Puigdemont no ha aparecido en los debates televisados. Es cierto que estaría en desventaja entrando vía telemática desde el sur de Francia. Cuanto menos tenga que concretar sobre el futuro, mejor para él. Ha reducido las entrevistas al mínimo para ahorrarse riesgos. No ha renunciado al voto del cabreo y ha reclamado el apoyo de todos los independentistas “enfadados” y “desconfiados”. Algunos de ellos ya han decidido que votarán a la ultraderechista Aliança Catalana.

Pactó con el PSOE el apoyo a la investidura de Sánchez para decir luego que ahí se acababa su compromiso. Para todo lo demás, haría saber el precio y el modo de pago. Algunos decían que estaba dispuesto a entrar en el juego político poniendo fin al 'no a todo', y luego ha resultado que continúa siendo el de antes.

Regresar a Catalunya ya será un triunfo, si la ley de amnistía le protege por completo como él cree, y nadie sabe qué es lo que pretende hacer después si preside el Govern.

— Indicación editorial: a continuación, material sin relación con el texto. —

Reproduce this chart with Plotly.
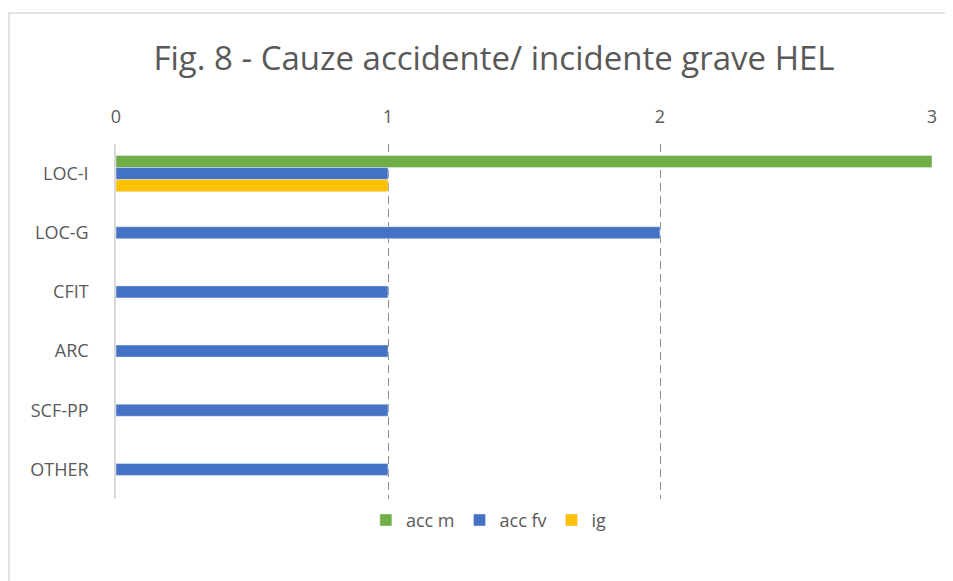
import plotly.graph_objects as go

# Date
categorii = ["LOC-I", "LOC-G", "CFIT", "ARC", "SCF-PP", "OTHER"]
acc_m = [3, None, None, None, None, None]
acc_fv = [1, 2, 1, 1, 1, 1]
ig = [1, None, None, None, None, None]

W, H = 953, 581
L, R, T, B = 108, 29, 136, 90

fig = go.Figure()
fig.add_trace(go.Bar(y=categorii, x=acc_m, name="acc m", orientation="h",
                     marker=dict(color="#70AD47")))
fig.add_trace(go.Bar(y=categorii, x=acc_fv, name="acc fv", orientation="h",
                     marker=dict(color="#4472C4")))
fig.add_trace(go.Bar(y=categorii, x=ig, name="ig", orientation="h",
                     marker=dict(color="#FFC000")))

pw = W - L - R
ph = H - T - B

# chenar exterior al graficului
fig.add_shape(type="rect", xref="paper", yref="paper",
              x0=(1 - L) / pw, x1=(W + 20 - L) / pw,
              y0=(H - B - (H + 20)) / ph, y1=(H - B - 5) / ph,
              line=dict(color="#D9D9D9", width=1.5), layer="below")

fig.update_layout(
    width=W, height=H,
    margin=dict(l=L, r=R, t=T, b=B),
    paper_bgcolor="white", plot_bgcolor="white",
    font=dict(family="Open Sans", color="#595959", size=18),
    title=dict(text="Fig. 8 - Cauze accidente/ incidente grave HEL",
               x=0.51, xanchor="center", y=0.914, yanchor="middle",
               font=dict(size=33, color="#595959")),
    barmode="group", bargap=0.39, bargroupgap=0,
    showlegend=True,
    legend=dict(orientation="h", x=0.457, xanchor="center", y=-0.06, yanchor="middle",
                font=dict(size=18, color="#595959"), itemwidth=30, tracegroupgap=0),
    xaxis=dict(side="top", range=[0, 3.0], tickvals=[0, 1, 2, 3],
               showgrid=True, gridcolor="#8C8C8C", griddash="8px,5px", gridwidth=1.2,
               zeroline=False, showline=False, ticks="", ticklabelstandoff=16),
    yaxis=dict(autorange="reversed", showgrid=False, showline=True,
               linecolor="#D9D9D9", linewidth=1.5, ticks="", ticklabelstandoff=22),
)

fig.write_html("out.html")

Antes de eso, se verá cómo cumple su promesa de presentarse en el debate de investidura. Dice tener planeada su vuelta. No descarta que le detengan, aunque lo ve más como una molestia: “Si me detienen, es una detención con poco recorrido”. Hay en esa seguridad un margen para preguntarse por sus intenciones. ¿Pretende elevar la tensión para que se produzca otro drama con movilizaciones con la intención de impedir que a Esquerra se le pase por la cabeza pactar con Illa y el PSC?

“Catalunya necesita liderazgo”, dice su cartel de campaña. ¿Cuál? Evidentemente, el suyo. Todos los demás conspiran contra Catalunya o son unos blandos que no dan la talla. Puigdemont se ha subido al coche convencido de que sólo él puede pilotar a su país. Tanto es así que ha avisado de que si no es presidente, no se quedará en el Parlament. Todo lo que no sea mandar sería una pérdida de tiempo.

“Yo he hecho mucha autocrítica”, ha dicho en estos días de campaña en otro ejemplo de la poca autocrítica que ha hecho. Ese es el liderazgo que ofrece para una hipotética secuela de su obra autobiográfica 'Puigdemont, el president'. La película original no acabó muy bien.